Trading Nation

As the dollar drops, buy these ETFs: Traders

Trading Nation: Falling dollar plays

The U.S. dollar index has just concluded its worst quarter since 2010, as the currency weakened against major currencies around the world. And according to two traders, the drop presents a serious opportunity to make money in a few choice ETFs.

"The biggest beneficiaries of all of this are going to be the industrials, who are very export sensitive," Boris Schlossberg of BK Asset Management predicted Thursday on CNBC's "Trading Nation."

Schlossberg points to the Vanguard Industrial Index, the VIS, as the place to invest. The ETF has rallied more than 16 percent since the February low. And to Schlossberg's point, as the dollar loses value, U.S. industrial products effectively become less expensive for foreign buyers, potentially boosting sales and/or profits.

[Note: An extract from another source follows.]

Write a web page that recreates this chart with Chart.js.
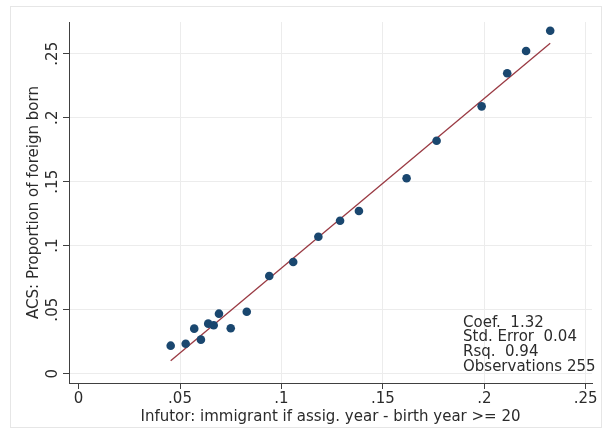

Further, the macro and currency strategist predicts that a lack of future rate hikes from the Federal Reserve will keep the dollar weak, and industrial stocks strong.

"I think any kind of dip here is a great opportunity for a buy, because it looks to me that the Fed is going to stay stationary for a while," Schlossberg said. "That's going to be very good news for the industrials going forward."

But not everyone thinks staying in the U.S. is best.

"I'm going abroad here. I think the U.S. dollar is going to help European stocks," said Gina Sanchez, the CEO of Chantico Global, said Thursday on CNBC's "Trading Nation."

A bit counterintuitively, Sanchez argues a weaker dollar is beneficial for U.S. earnings and U.S. stocks but that a greater positive impact will be seen in European equities, since European stocks often respond dramatically to what transpires in U.S. markets.

Sanchez consequently recommends buying the iShares S&P Europe 350 ETF (IEV). And to her point, the IEV has a beta of 1.23, according to Google Finance — implying that for every jump or dip in the S&P 500, the IEV tends to rise or fall even further.

Even if a stronger euro (which should attend a weaker dollar) drags a bit on any European gains, then, a stronger dollar "is still going to be very beneficial [since] Europe is a high-beta play on the U.S.," Sanchez said.